Unfortunately, elastomer seal elements do not meet the current needs of well drilling and production. For example, many seals are used in conditions where the seal is subjected to extreme cold, extreme heat, and/or cycles between the two extremes. In these situations, the elastomer seals fatigue and fail prior to the end of the seal's desired field life. Current industry standards allow for a ninety day seal field life. However, industry desires a seal that can last the expected life of the well, approximately twenty years. In addition, the life cycle of the well may include start up and shut down of the well, pressure testing of well elements, and the like. These life cycle activities increase the number of extreme stress and temperature cycles to which elastomer seals are exposed. The life cycle activities cause elastomer seals to fatigue and fail well before the twenty year desired field life requirement of wellhead seal systems. Therefore, there is a need for wellhead seals that can withstand extreme temperatures, extreme temperature cycling, and varying life cycle operations of the well up to an expected life cycle of twenty years.
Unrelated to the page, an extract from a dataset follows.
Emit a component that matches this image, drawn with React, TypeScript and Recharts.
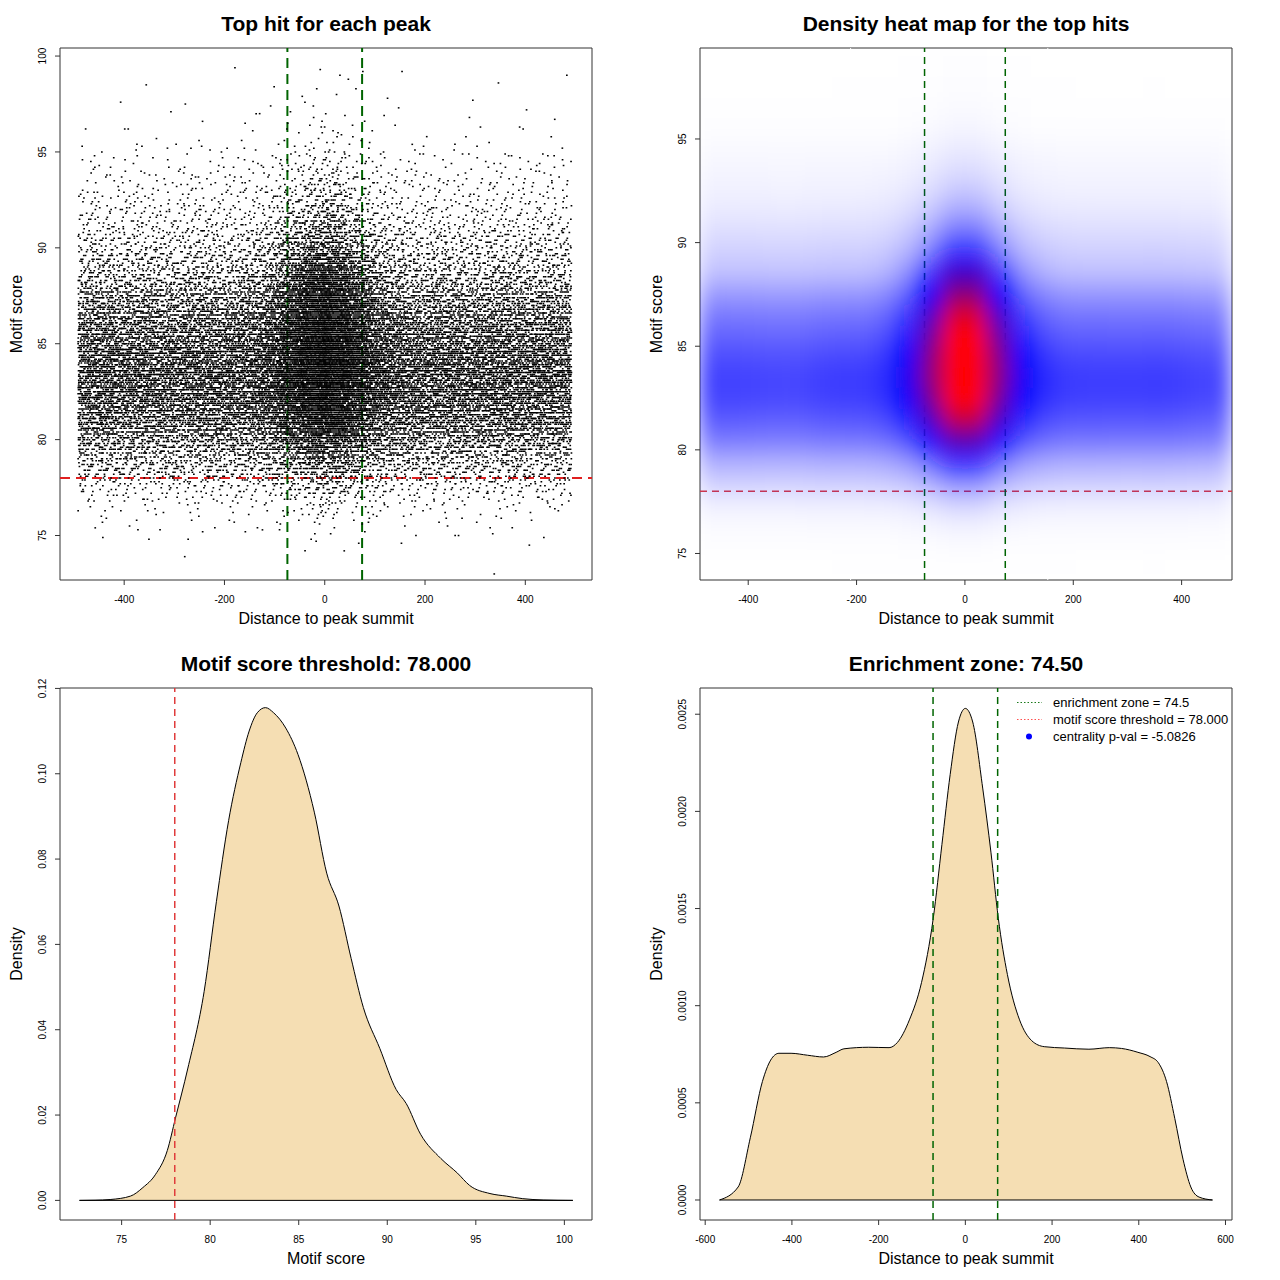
import React from 'react';
import {
  ScatterChart, Scatter, AreaChart, Area, XAxis, YAxis, ReferenceLine, ReferenceArea,
} from 'recharts';

const FONT = '"Liberation Sans", Arial, Helvetica, sans-serif';

// ---- 2D hit table: 41 bp distance columns x 1 unit score rows ----
const distBins = [
  -471.5, -430.5, -389.5, -348.5, -307.5, -266.5, -225.5, -184.5, -143.5, -102.5, -61.5, -20.5,
  20.5, 61.5, 102.5, 143.5, 184.5, 225.5, 266.5, 307.5, 348.5, 389.5, 430.5, 471.5,
];
const binWidth = 41;
const distLimit = 492;
const flankWeight = [
  7.6, 7.6, 7.5, 7.4, 7.4, 7.7, 7.85, 7.85, 7.8, 7.8, 7.8, 7.8,
  7.8, 7.8, 7.8, 7.8, 7.9, 7.8, 7.8, 7.75, 7.85, 7.75, 7.5, 7.4,
];
const centreWeight = [
  0, 0, 0, 0, 0, 0, 0, 0, 0.8, 3.2, 8.7, 16.5,
  16.5, 8.5, 3.0, 0.9, 0, 0, 0, 0, 0, 0, 0, 0,
];
const scoreRows = [
  73, 74, 75, 76, 77, 78, 79, 80, 81, 82, 83, 84, 85, 86,
  87, 88, 89, 90, 91, 92, 93, 94, 95, 96, 97, 98, 99,
];
const flankProfile = [
  0.1, 0.3, 1.2, 4, 12, 30, 50, 80, 100, 114, 116, 108, 94, 80,
  60, 38, 28, 20, 13, 8.5, 6, 3.5, 1.2, 0.6, 0.3, 0.15, 0.08,
];
const centreProfile = [
  0.05, 0.2, 0.8, 3, 8, 18, 35, 58, 82, 100, 112, 115, 110, 98,
  85, 72, 44, 29, 18, 11, 6.5, 4, 2.2, 1.2, 0.8, 0.4, 0.2,
];

// ---- marginal densities ----
const scoreX = [
  72.62, 73.5, 74.35, 75.5, 76.2, 76.9, 77.58, 78.04, 78.73, 79.66, 80.35, 81.04, 81.73, 82.2,
  82.66, 83.12, 83.58, 84.27, 84.96, 85.88, 86.58, 87.27, 87.96, 88.65, 89.58, 90.5, 91.07,
  91.88, 93.03, 93.96, 94.65, 95.8, 96.72, 97.65, 98.8, 100.48,
];
const scoreDensity = [
  0, 0.00005, 0.0002, 0.001, 0.003, 0.006, 0.0117, 0.0193, 0.0308, 0.049, 0.07, 0.089, 0.1026, 0.11,
  0.1143, 0.1155, 0.1143, 0.1107, 0.1045, 0.091, 0.0767, 0.069, 0.0567, 0.0452, 0.0356, 0.026, 0.0227,
  0.0155, 0.0098, 0.0064, 0.0035, 0.0016, 0.001, 0.0004, 0.0001, 0,
];
const distX = [
  -567, -524, -496, -468, -449, -430, -402, -364, -327, -298, -280, -223, -176, -157, -129, -101,
  -74, -54, -35, -16, 0, 17, 40, 59, 76, 97, 125, 153, 182, 229, 285, 332, 360, 398, 426, 445,
  464, 483, 502, 520, 539, 570,
];
const distDensity = [
  0, 0.000067, 0.00032, 0.00061, 0.00072, 0.000755, 0.000755, 0.000745, 0.000736, 0.00076, 0.000778,
  0.000786, 0.000784, 0.00081, 0.000927, 0.00112, 0.00145, 0.00183, 0.00219, 0.00246, 0.00253,
  0.00246, 0.00212, 0.00179, 0.00145, 0.00116, 0.000927, 0.00082, 0.000789, 0.000782, 0.000776,
  0.000784, 0.00078, 0.00076, 0.000738, 0.000707, 0.00061, 0.00042, 0.00021, 0.000067, 0.000015, 0,
];

const threshold = 78;
const zone = 74.5;
const heatSeams = [-211, 153];

const xTicksTop = [-400, -200, 0, 200, 400];
const yTicksScatter = [75, 80, 85, 90, 95, 100];
const yTicksHeat = [75, 80, 85, 90, 95];
const xTicksScore = [75, 80, 85, 90, 95, 100];
const yTicksScore = [0, 0.02, 0.04, 0.06, 0.08, 0.1, 0.12];
const xTicksDist = [-600, -400, -200, 0, 200, 400, 600];
const yTicksDist = [0, 0.0005, 0.001, 0.0015, 0.002, 0.0025];

// ---- geometry ----
const SIZE = 640;
const MARGIN = { top: 48, right: 48, bottom: 20, left: 20 };
const PLOT = SIZE - MARGIN.left - MARGIN.right - 40;
const scatterX: [number, number] = [-528, 533];
const scatterY: [number, number] = [72.68, 100.42];
const heatX: [number, number] = [-489, 493];
const heatY: [number, number] = [73.72, 99.39];
const DOTS_PER_UNIT = 0.14;
const HEAT_TOP = 2400;

const cells = (() => {
  const carry = scoreRows.map(() => 0.37);
  const out: any[] = [];
  distBins.forEach((x, c) => {
    scoreRows.forEach((s, r) => {
      const d = flankWeight[c] * flankProfile[r] + centreWeight[c] * centreProfile[r];
      carry[r] += d * DOTS_PER_UNIT;
      const n = Math.floor(carry[r]);
      carry[r] -= n;
      out.push({ x, y: s + 0.5, n, seed: (c * 27 + r) * 173, v: Math.min(1, d / HEAT_TOP) });
    });
  });
  return out;
})();

const scoreData = scoreX.map((x, i) => ({ x, y: scoreDensity[i] }));
const distData = distX.map((x, i) => ({ x, y: distDensity[i] }));

// low-discrepancy steps used to spread a cell's hits over a tent around it
const STEP = [0.8566748838545029, 0.7338918566271294, 0.6287067210378086, 0.5385972572236103];
const frac = (v: number) => v - Math.floor(v);

function DotCell(props: any) {
  const { cx, cy, payload } = props;
  const sx = PLOT / (scatterX[1] - scatterX[0]);
  const sy = PLOT / (scatterY[1] - scatterY[0]);
  let d = '';
  for (let i = 0; i < payload.n; i++) {
    const k = payload.seed + i;
    const u = frac(0.5 + STEP[0] * k) + frac(0.5 + STEP[1] * k) - 1;
    const v = frac(0.5 + STEP[2] * k) + frac(0.5 + STEP[3] * k) - 1;
    let x = payload.x + u * binWidth;
    if (x < -distLimit) x = -2 * distLimit - x;
    if (x > distLimit) x = 2 * distLimit - x;
    const s = Math.round((payload.y + v) * 10) / 10;
    const px = cx + (x - payload.x) * sx;
    const py = cy - (s - payload.y) * sy;
    d += `M${(px - 0.8).toFixed(1)} ${(py - 0.7).toFixed(1)}h1.7v1.5h-1.7z`;
  }
  return <path d={d} fill="#000" />;
}

function HeatCell(props: any) {
  const { cx, cy, payload } = props;
  const w = binWidth * (PLOT / (heatX[1] - heatX[0])) + 0.6;
  const h = PLOT / (heatY[1] - heatY[0]) + 0.6;
  const v = payload.v;
  let fill = '#0000ff';
  let op = 1;
  if (v < 0.5) {
    op = v / 0.5;
  } else {
    const t = (v - 0.5) / 0.5;
    fill = `rgb(${Math.round(255 * t)},0,${Math.round(255 * (1 - t))})`;
  }
  return <rect x={cx - w / 2} y={cy - h / 2} width={w} height={h} fill={fill} fillOpacity={op} />;
}

const xTick = (fmt: (v: number) => string) => (props: any) => (
  <text x={props.x} y={props.y + 16} textAnchor="middle" fontSize={10} fontFamily={FONT} fill="#000">
    {fmt(props.payload.value)}
  </text>
);
const yTick = (fmt: (v: number) => string) => (props: any) => {
  const tx = props.x - 7;
  return (
    <text x={tx} y={props.y} transform={`rotate(-90 ${tx} ${props.y})`} textAnchor="middle"
      fontSize={10} fontFamily={FONT} fill="#000">
      {fmt(props.payload.value)}
    </text>
  );
};
const intFmt = (v: number) => String(v);

function Panel({ left, top, title, xLabel, yLabel, children }: any) {
  return (
    <div style={{ position: 'absolute', left, top, width: SIZE, height: SIZE }}>
      {children}
      <div style={{ position: 'absolute', left: 0, width: 652, top: 13, textAlign: 'center',
        font: `bold 21px ${FONT}`, lineHeight: '21px', color: '#000' }}>{title}</div>
      <div style={{ position: 'absolute', left: 0, width: 652, top: 611, textAlign: 'center',
        font: `16px ${FONT}`, lineHeight: '16px', color: '#000' }}>{xLabel}</div>
      <div style={{ position: 'absolute', left: 17, top: 314, width: 0, height: 0 }}>
        <div style={{ position: 'absolute', left: -150, top: -8, width: 300, textAlign: 'center',
          font: `16px ${FONT}`, lineHeight: '16px', color: '#000', transform: 'rotate(-90deg)' }}>{yLabel}</div>
      </div>
    </div>
  );
}

const axisProps = { tickSize: 5, tickMargin: 2, axisLine: false, tickLine: { stroke: '#333' } };

export default function App() {
  return (
    <div style={{ position: 'relative', width: 1280, height: 1280, background: '#fff' }}>
      <style>{`body{margin:0}.heat-cells{filter:url(#heatBlur)}`}</style>
      <svg width={0} height={0} style={{ position: 'absolute' }}>
        <defs>
          <filter id="heatBlur" x="0" y="0" width="1" height="1">
            <feGaussianBlur stdDeviation="10" />
          </filter>
        </defs>
      </svg>

      <Panel left={0} top={0} title="Top hit for each peak" xLabel="Distance to peak summit" yLabel="Motif score">
        <ScatterChart width={SIZE} height={SIZE} margin={MARGIN}>
          <XAxis type="number" dataKey="x" domain={scatterX} allowDataOverflow ticks={xTicksTop}
            height={40} tick={xTick(intFmt)} {...axisProps} />
          <YAxis type="number" dataKey="y" domain={scatterY} allowDataOverflow ticks={yTicksScatter}
            width={40} tick={yTick(intFmt)} {...axisProps} />
          <Scatter data={cells} shape={DotCell} isAnimationActive={false} />
          <ReferenceLine y={threshold} stroke="#e02020" strokeWidth={2} strokeDasharray="10 6" />
          <ReferenceLine x={-zone} stroke="#006400" strokeWidth={2} strokeDasharray="10 6" />
          <ReferenceLine x={zone} stroke="#006400" strokeWidth={2} strokeDasharray="10 6" />
          <ReferenceArea x1={scatterX[0]} x2={scatterX[1]} y1={scatterY[0]} y2={scatterY[1]}
            fill="none" stroke="#333" strokeWidth={1} />
        </ScatterChart>
      </Panel>

      <Panel left={640} top={0} title="Density heat map for the top hits" xLabel="Distance to peak summit" yLabel="Motif score">
        <ScatterChart width={SIZE} height={SIZE} margin={MARGIN}>
          <XAxis type="number" dataKey="x" domain={heatX} allowDataOverflow ticks={xTicksTop}
            height={40} tick={xTick(intFmt)} {...axisProps} />
          <YAxis type="number" dataKey="y" domain={heatY} allowDataOverflow ticks={yTicksHeat}
            width={40} tick={yTick(intFmt)} {...axisProps} />
          <Scatter data={cells} shape={HeatCell} className="heat-cells" isAnimationActive={false} />
          {heatSeams.map((s) => (
            <ReferenceLine key={s} x={s} stroke="#ffffff" strokeWidth={1} />
          ))}
          <ReferenceLine y={threshold} stroke="#e03c3c" strokeWidth={1.5} strokeDasharray="7 5" />
          <ReferenceLine x={-zone} stroke="#006400" strokeWidth={1.5} strokeDasharray="7 5" />
          <ReferenceLine x={zone} stroke="#006400" strokeWidth={1.5} strokeDasharray="7 5" />
          <ReferenceArea x1={heatX[0]} x2={heatX[1]} y1={heatY[0]} y2={heatY[1]}
            fill="none" stroke="#333" strokeWidth={1} />
        </ScatterChart>
      </Panel>

      <Panel left={0} top={640} title="Motif score threshold: 78.000" xLabel="Motif score" yLabel="Density">
        <AreaChart width={SIZE} height={SIZE} margin={MARGIN} data={scoreData}>
          <XAxis type="number" dataKey="x" domain={[71.52, 101.56]} allowDataOverflow ticks={xTicksScore}
            height={40} tick={xTick(intFmt)} {...axisProps} />
          <YAxis type="number" domain={[-0.0046, 0.1201]} allowDataOverflow ticks={yTicksScore}
            width={40} tick={yTick((v) => v.toFixed(2))} {...axisProps} />
          <Area type="monotone" dataKey="y" baseValue={0} stroke="#000" strokeWidth={1}
            fill="#F5DEB3" fillOpacity={1} dot={false} activeDot={false} isAnimationActive={false} />
          <ReferenceLine segment={[{ x: scoreX[0], y: 0 }, { x: scoreX[scoreX.length - 1], y: 0 }]}
            stroke="#000" strokeWidth={1} />
          <ReferenceLine x={threshold} stroke="#e03c3c" strokeWidth={1.5} strokeDasharray="7 5" />
          <ReferenceArea x1={71.52} x2={101.56} y1={-0.0046} y2={0.1201}
            fill="none" stroke="#333" strokeWidth={1} />
        </AreaChart>
      </Panel>

      <Panel left={640} top={640} title="Enrichment zone: 74.50" xLabel="Distance to peak summit" yLabel="Density">
        <AreaChart width={SIZE} height={SIZE} margin={MARGIN} data={distData}>
          <XAxis type="number" dataKey="x" domain={[-612, 615]} allowDataOverflow ticks={xTicksDist}
            height={40} tick={xTick(intFmt)} {...axisProps} />
          <YAxis type="number" domain={[-0.000103, 0.002635]} allowDataOverflow ticks={yTicksDist}
            width={40} tick={yTick((v) => v.toFixed(4))} {...axisProps} />
          <Area type="monotone" dataKey="y" baseValue={0} stroke="#000" strokeWidth={1}
            fill="#F5DEB3" fillOpacity={1} dot={false} activeDot={false} isAnimationActive={false} />
          <ReferenceLine segment={[{ x: distX[0], y: 0 }, { x: distX[distX.length - 1], y: 0 }]}
            stroke="#000" strokeWidth={1} />
          <ReferenceLine x={-zone} stroke="#006400" strokeWidth={1.5} strokeDasharray="7 5" />
          <ReferenceLine x={zone} stroke="#006400" strokeWidth={1.5} strokeDasharray="7 5" />
          <ReferenceArea x1={-612} x2={615} y1={-0.000103} y2={0.002635}
            fill="none" stroke="#333" strokeWidth={1} />
        </AreaChart>
        <div style={{ position: 'absolute', left: 370, top: 54, font: `13px ${FONT}`, lineHeight: '17px', color: '#000' }}>
          {[
            { kind: 'line', color: '#1a7a1a', text: 'enrichment zone = 74.5' },
            { kind: 'line', color: '#ff5050', text: 'motif score threshold = 78.000' },
            { kind: 'dot', color: '#0000ff', text: 'centrality p-val = -5.0826' },
          ].map((it) => (
            <div key={it.text} style={{ display: 'flex', alignItems: 'center', height: 17 }}>
              <svg width={43} height={17}>
                {it.kind === 'line'
                  ? <line x1={7} x2={32} y1={8.5} y2={8.5} stroke={it.color} strokeWidth={1.2} strokeDasharray="1.5 2" />
                  : <circle cx={19} cy={8.5} r={3} fill={it.color} />}
              </svg>
              <span>{it.text}</span>
            </div>
          ))}
        </div>
      </Panel>
    </div>
  );
}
In addition, elastomer seal elements may experience explosive decompression. Explosive decompression occurs when high pressures surrounding an eleastomer sealing element force the elastomer seal to absorb gases from the surrounding environment. When pressures surrounding the eastomer seal element drop, the gases absorbed into the elastomer seal element at higher pressures rapidly escape the elastomer seal element. The rapid escape of gases causes tearing and destruction of the elastomer seal element. Therefore, there is a need for wellhead seals that are not subject to failure by explosive decompression during high pressure loading and unloading cycles.
Many wellhead seals use elements that seal the annulus between wellhead members by means of an interference seal. Interference seals use sealing members with a slightly larger width than the annular space to be sealed. Interference seals force the sealing members into the sealing area to prevent passage of fluid or other materials. Because these interference seals are larger than the annular space to be sealed, use of an interference seal often causes damage to the annular space to be sealed and the interference seal itself. This hinders drilling and operation of the well and leads to early failure of the seal. Therefore, there is a need for wellhead seals that will not damage the wellhead casing elements during insertion and energizing.
Many wellhead seal assemblies used to seal an annulus between wellhead casing elements are not retrievable. Once put in place and energized, the seal cannot be removed. It is in the wellhead until the seal fails. This can hinder drilling and operation of the well where the seal may interfere with running tools and the like. In addition, during emergency situations, standard seals cannot be retrieved; thus, once a seal is used in an emergency situation, it must remain in the wellbore. This prevents use of subsequent better seals or the passage of other equipment or tools through the space. Therefore, there is a need for wellhead seals that are retrievable.